Last month, in endorsing President Obama’s nomination of veteran litigator Debo Adegbile to head the Justice Department’s Civil Rights Division, a Los Angeles Times editorial noted the possibility that Republicans would line up against the nominee. But the editorial added: “Now that the filibuster has been abolished for most nominations, it is unlikely that Republican senators can block Adegbile’s confirmation.”
We reckoned without the possibility that a smear campaign against Adegbile by the Fraternal Order of Police would deny this well-qualified nominee votes from some easily influenced Democrats.
On Wednesday, the Senate blocked the Adegbile nomination — probably permanently — when several Democrats joined Republicans to prevent it from proceeding. Among those Democrats were Bob Casey of Pennsylvania and Chris Coons of Delaware, a state that is sometimes described as a suburb of Philadelphia.
Philadelphia looms large in the Adegbile fight because the nominee, a former lawyer for the NAACP Legal Defense Fund, was involved in that group’s advocacy on behalf of Mumia Abu-Jamal, who was convicted of killing Philadelphia police officer Daniel Faulkner.
Adegbile and other Legal Defense Fund attorneys filed a friend-of-the-court brief with the Supreme Court in 2009 claiming that Abu-Jamal’s conviction was invalid because of racial discrimination in jury selection. They represented Abu-Jamal directly when prosecutors asked the Supreme Court to reinstate his death sentence.
The Fraternal Order of Police complained that Abu-Jamal’s “just sentence — death — was undone by your nominee and others like him.” Actually, it was a federal appeals court that overturned Abu-Jamal’s death sentence, citing flawed jury instructions.
The president of the American Bar Assn. told the Senate Judiciary Committee that Adegbile’s representation of an unpopular client was “consistent with the finest tradition of this country’s legal profession and should be commended, not condemned.”
That should have been enough to defuse the Fraternal Order of Police’s campaign. But Casey and Coons voted no anyway. Here is Casey’s tortured explanation, which ought to keep him out of any future edition of “Profiles in Courage”:
“I respect that our system of law ensures the right of all citizens to legal representation no matter how heinous the crime. At the same time, it is important that we ensure that Pennsylvanians and citizens across the country have full confidence in their public representatives — both elected and appointed. The vicious murder of Officer Faulkner in the line of duty and the events that followed in the 30 years since his death have left open wounds for Maureen Faulkner and her family as well as the city of Philadelphia.”
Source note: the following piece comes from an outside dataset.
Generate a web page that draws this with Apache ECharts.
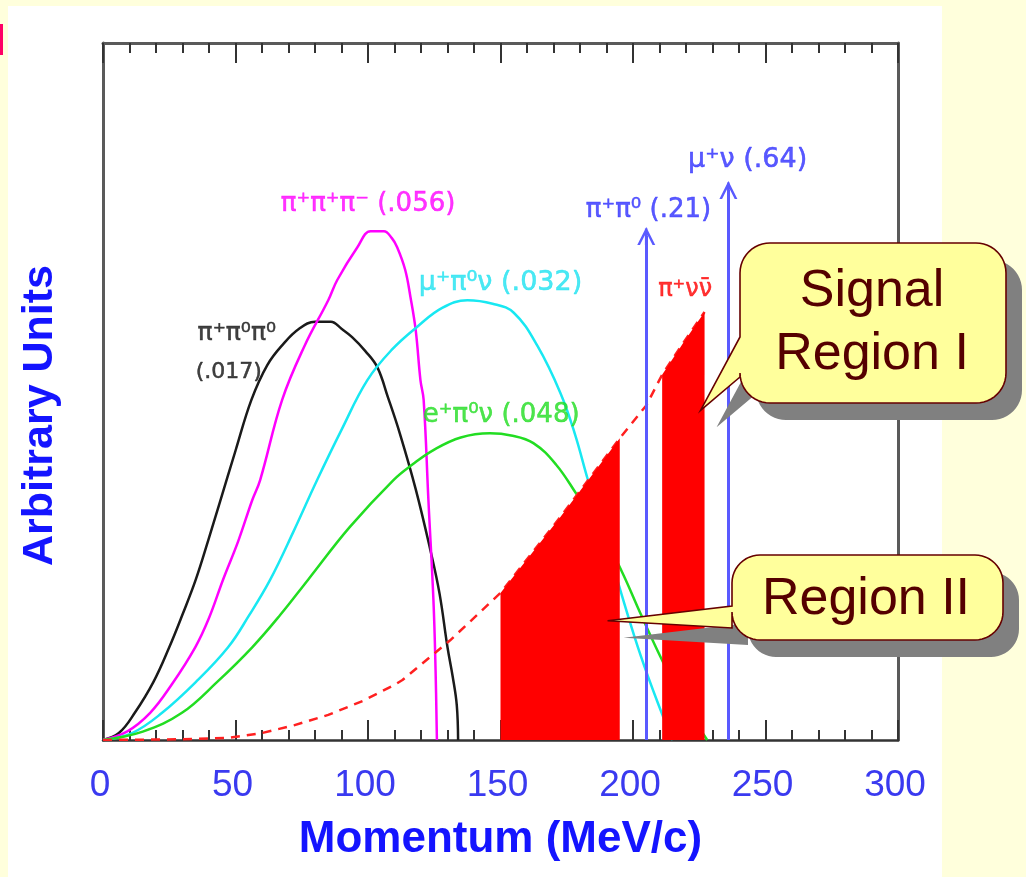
<!DOCTYPE html>
<html>
<head>
<meta charset="utf-8">
<script src="https://cdn.jsdelivr.net/npm/echarts@6/dist/echarts.min.js"></script>
<style>
  html, body { margin: 0; padding: 0; background: #ffffdc; }
  #chart { width: 1026px; height: 877px; }
</style>
</head>
<body>
<div id="chart"></div>
<script>
// Momentum axis ticks (MeV/c)
const xTicks = [0, 50, 100, 150, 200, 250, 300];

// Kaon decay momentum spectra: [momentum MeV/c, arbitrary units]
const k3pi0 = [[0,0],[6,1],[12,3.9],[19,8.3],[25,13.3],[30,18],[35,23],[40,29],[44,34],[50,41.5],[56,48.8],[62,53.8],[68,56.8],[74,59],[80,60],[86,60],[90,59],[94,57.8],[99,55.8],[103.5,53.5],[107.5,49.2],[112,44],[118,36],[123.5,27.3],[127,21],[130,13.3],[132,9],[133.5,5],[134,0]];
const k3pi = [[0,0],[9,1.2],[17.8,3.9],[26,8],[34.8,13.3],[40,17.5],[45.3,23],[51,28.5],[56.3,34.4],[59.3,37.3],[67.6,48.8],[76,56.5],[85,63.1],[88.4,66],[96,70.7],[101,73],[106,73],[109,72],[111,70.7],[114,67.5],[116,63.6],[118,58.8],[119.8,51.6],[121,48.8],[122.8,34.4],[124.7,20],[125.5,10],[126,0]];
const kmu3 = [[0,0],[11,1],[22.3,3.9],[35,8.3],[47.2,13.3],[55,17.8],[63.1,23],[72,30],[80.8,37.3],[90,44.5],[99.7,51.6],[109,56],[118.6,59.3],[128,62],[137.5,63.1],[147,62.6],[155,61.3],[164,56.5],[172.6,49.8],[178,44],[183,37.3],[190,28.5],[196,20.5],[203,12],[210.4,4.3],[215,0]];
const ke3 = [[0,0],[15,1.2],[29.8,3.9],[43,8.3],[56.3,13.3],[67,18],[77.4,23],[93,30.5],[109.6,37.3],[117,39.6],[124.7,41.6],[135,43.4],[146,44],[154,43.7],[162.4,42.6],[171,39.5],[179,35.1],[188,30],[196,24],[203,18],[210.4,11.9],[219,5.5],[228,0]];
const pnn = [[0,0],[30,0.1],[47,0.3],[60,1],[72,2.1],[85,3.6],[98,5.6],[110,7.9],[113,8.6],[131,14.3],[150,21.1],[172.6,32],[195,43.3],[205,48],[211,52.4],[219,57],[227,61.4]];

// Signal regions [from, to] in MeV/c
const signalRegions = [[150, 195], [211, 227]];

// Two-body decay lines
const twoBodyMomenta = [205, 236];
const twoBodyHeights = [72.3, 78.9];

// Curve annotations: text, momentum, height, colour, font size
const curveLabels = [
  ['π⁺π⁺π⁻ (.056)', 66.9, 76.8, '#ff00ff', 26],
  ['μ⁺π⁰ν (.032)', 119, 65.6, '#1ee2f0', 27],
  ['π⁺π⁰π⁰', 35.5, 58.3, '#111111', 25],
  ['(.017)', 34.8, 52.8, '#111111', 22],
  ['e⁺π⁰ν (.048)', 120.5, 46.6, '#22dd22', 26],
  ['π⁺π⁰ (.21)', 182, 76, '#3030ff', 26],
  ['μ⁺ν (.64)', 220.6, 83.2, '#3030ff', 27],
  ['π⁺νν̄', 209.3, 64.6, '#ff0000', 24]
];

const chart = echarts.init(document.getElementById('chart'), null, { renderer: 'canvas' });

const curve = (data, color) => ({
  type: 'line', data, showSymbol: false, smooth: 0.4,
  lineStyle: { color, width: 2.5 }, silent: true, z: 3
});

const regionSeries = signalRegions.map(([lo, hi]) => ({
  type: 'line',
  data: pnn.filter(([p]) => p >= lo && p <= hi),
  showSymbol: false,
  lineStyle: { width: 0, color: '#ff0000' },
  areaStyle: { color: '#ff0000', opacity: 1 },
  silent: true, z: 5
}));

// open arrow head with a short stem up to its apex
const chevron = 'path://M6,0 L12,12 L10.2,12 L6,3.6 L1.8,12 L0,12 Z M5.1,1 L6.9,1 L6.9,12 L5.1,12 Z';

const frame = { show: true, onZero: false, lineStyle: { color: '#5a5a5a', width: 3 } };
const ticks = {
  axisTick: { show: true, inside: true, length: 20, lineStyle: { color: '#333', width: 2 } },
  minorTick: { show: true, splitNumber: 5, length: 10, lineStyle: { color: '#333', width: 2 } }
};

chart.setOption({
  animation: false,
  backgroundColor: '#ffffdc',
  grid: { left: 103, right: 128, top: 43, bottom: 137, containLabel: false, outerBoundsMode: 'none' },
  xAxis: [{
    type: 'value', min: 0, max: 300, interval: 50, position: 'bottom',
    axisLine: { show: true, onZero: false, lineStyle: { color: '#333', width: 2.5 } },
    ...ticks,
    splitLine: { show: false },
    axisLabel: {
      show: true, margin: 27, color: '#3a3af0', fontFamily: 'Liberation Sans', fontSize: 37,
      padding: [0, 6, 0, 0], showMinLabel: true, showMaxLabel: true, hideOverlap: false,
      formatter: v => xTicks.includes(v) ? String(v) : ''
    },
    name: 'Momentum (MeV/c)', nameLocation: 'middle', nameGap: 78,
    nameTextStyle: { color: '#1414ff', fontFamily: 'Liberation Sans', fontWeight: 'bold', fontSize: 44 }
  }, {
    type: 'value', min: 0, max: 300, interval: 50, position: 'top',
    axisLine: frame, ...ticks,
    splitLine: { show: false }, axisLabel: { show: false }
  }],
  yAxis: [{
    type: 'value', min: 0, max: 100, position: 'left',
    axisLine: frame, axisTick: { show: false }, axisLabel: { show: false }, splitLine: { show: false },
    name: 'Arbitrary Units', nameLocation: 'middle', nameGap: 41,
    nameTextStyle: { color: '#1414ff', fontFamily: 'Liberation Sans', fontWeight: 'bold', fontSize: 43, padding: [0, 48, 0, 0] }
  }, {
    type: 'value', min: 0, max: 100, position: 'right',
    axisLine: frame, axisTick: { show: false }, axisLabel: { show: false }, splitLine: { show: false }
  }],
  series: [
    curve(k3pi0, '#1a1a1a'),
    curve(k3pi, '#ff00ff'),
    curve(kmu3, '#18e8f2'),
    curve(ke3, '#22dd22'),
    {
      type: 'line', data: pnn, showSymbol: false, silent: true, z: 4,
      lineStyle: { color: '#ff2020', width: 2.5, type: [9, 7] }
    },
    ...regionSeries,
    {
      type: 'lines', coordinateSystem: 'cartesian2d', silent: true, z: 6,
      symbol: ['none', chevron], symbolSize: [17, 18],
      lineStyle: { color: '#5a5aff', width: 3, opacity: 1 },
      itemStyle: { color: '#5a5aff' },
      data: twoBodyMomenta.map((p, i) => ({ coords: [[p, 0], [p, twoBodyHeights[i]]] }))
    },
    {
      type: 'scatter', silent: true, z: 7, symbolSize: 1, itemStyle: { color: 'rgba(0,0,0,0)' },
      data: curveLabels.map(([text, p, v, color, size]) => ({
        value: [p, v], name: text,
        label: { color, fontSize: size, textBorderColor: color, textBorderWidth: 0.5 }
      })),
      label: {
        show: true, position: 'right', distance: 0, formatter: '{b}',
        fontFamily: 'DejaVu Sans', fontSize: 24
      }
    }
  ]
});

// Speech-balloon outline: rounded box with a wedge pointing from its left edge
function balloonPoints(x0, y0, x1, y1, r, ya, yb, tip) {
  const pts = [];
  const arc = (cx, cy, a0, a1) => {
    for (let i = 0; i <= 12; i++) {
      const a = (a0 + (a1 - a0) * i / 12) * Math.PI / 180;
      pts.push([cx + r * Math.cos(a), cy + r * Math.sin(a)]);
    }
  };
  arc(x1 - r, y0 + r, -90, 0);
  arc(x1 - r, y1 - r, 0, 90);
  arc(x0 + r, y1 - r, 90, 180);
  pts.push([x0, yb], [tip[0], tip[1]], [x0, ya]);
  arc(x0 + r, y0 + r, 180, 270);
  return pts;
}

const tipI = chart.convertToPixel({ xAxisIndex: 0, yAxisIndex: 0 }, [225.5, 47.3]);
const tipII = chart.convertToPixel({ xAxisIndex: 0, yAxisIndex: 0 }, [190.4, 17.1]);
const ptsI = balloonPoints(740, 243, 1006, 403, 30, 337, 377, tipI);
const ptsII = balloonPoints(732, 555, 1003, 640, 28, 606, 628, tipII);

const balloon = (points, lines) => [
  { type: 'polygon', x: 16, y: 17, z: 100, silent: true, shape: { points }, style: { fill: '#808080' } },
  { type: 'polygon', z: 101, silent: true, shape: { points }, style: { fill: '#ffff9c', stroke: '#660000', lineWidth: 1.6 } },
  ...lines.map(([text, x, y]) => ({
    type: 'text', x, y, z: 102, silent: true,
    style: { text, fill: '#550000', font: '52px "Liberation Sans"', align: 'center', verticalAlign: 'middle' }
  }))
];

chart.setOption({
  graphic: [
    { type: 'rect', z: -10, silent: true, shape: { x: 8, y: 6, width: 934, height: 871 }, style: { fill: '#ffffff' } },
    { type: 'rect', z: -9, silent: true, shape: { x: 0, y: 24, width: 3, height: 31 }, style: { fill: '#ff0066' } },
    ...balloon(ptsI, [['Signal', 872, 292], ['Region I', 872, 355]]),
    ...balloon(ptsII, [['Region II', 866, 600]])
  ]
});
</script>
</body>
</html>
Coons offered an equally unsatisfactory explanation: “There is no question that Mr. Adegbile has had a significant and broad career as a leading civil rights advocate, and would be an asset to the Justice Department, but at a time when the Civil Rights Division urgently needs better relations with the law enforcement community, I was troubled by the idea of voting for an assistant attorney general for civil rights who would face such visceral opposition from law enforcement on his first day on the job.”
Coons also noted that there had been a decades-long campaign “to elevate a heinous, coldblooded killer to the status of a political prisoner and folk hero.”
Abu-Jamal indeed was the beneficiary of uncritical adulation and a form of “radical chic.” But Adegbile wasn’t part of that campaign, and his nomination shouldn’t suffer for it. A senator made of sterner stuff would have politely informed the Fraternal Order of Police of that fact.